Area 45B is robustly connected to higher-order ventral visual stream inferotemporal areas, rostral prefrontal and orbitofrontal areas, and to frontal (8/FEF, 8r, SEF) and parietal (LIP) oculomotor areas (Gerbella et al. 2010). Though the functional properties of this area are still poorly understood, based on these connectional data we suggested that area 45B is a ‘‘preoculomotor’’ area, where rostral prefrontal, orbitofrontal, and inferotemporal inputs guide the exploration of visual scenes for the perception of objects, actions, and faces (Gerbella et al. 2010).

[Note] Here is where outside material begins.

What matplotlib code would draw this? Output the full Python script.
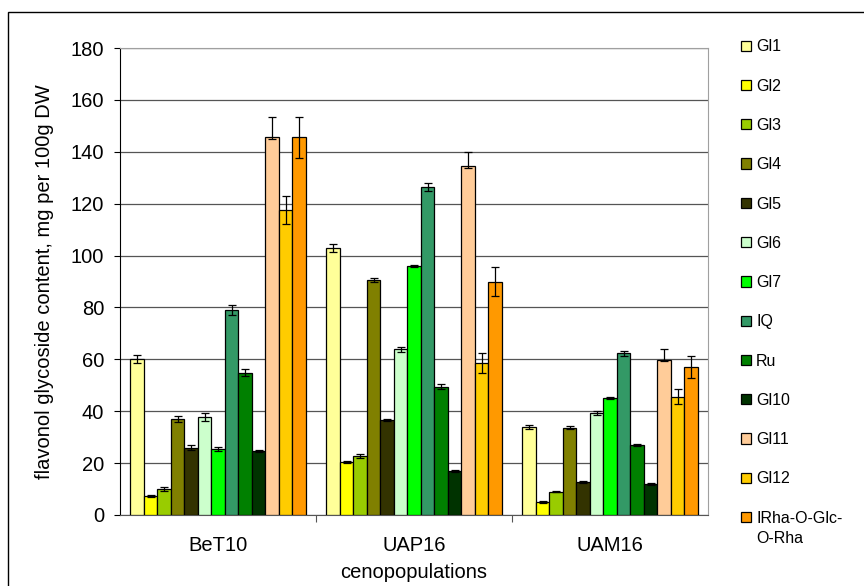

One proposed general role of the amygdala is the involvement in processing selectivity based on value, saliency, and relevance of sensory stimuli (Adolphs 2010). In the visual domain, when looking at a visual scene, the selection of the objects (or of the object’s parts) on which the gaze shifts for more detailed analysis is determined by (a) their saliency, i.e., bottom–up factors related to their distinctiveness and (b) by their relevance, i.e., top–down factors related to the goals and experience of the viewers. Object saliency and relevance are then combined to provide, in the oculomotor system, a priority map that dictates the visual scanpath (see Fecteau and Munoz 2006). Recent data provided evidence for neural activity in the macaque amygdala related to saccades or fixations done over behaviorally relevant parts of visual scenes during free-viewing of natural images, suggesting an involvement in detection of priority maps (Gonzalez Andino and De Peralta Menendez 2012). Thus, it is possible that the amygdalar connections of area 45B convey information related to the relevance of visual stimuli, which could contribute to a representation of priority maps in this VLPF area. Then, area 45B could represent a node of the oculomotor cortical network where priority maps, based on physical distinctiveness and behavioral relevance of objects, guide the exploration of visual scenes, further supporting the hypothesis that this area is involved in higher-order aspect of oculomotor behavior.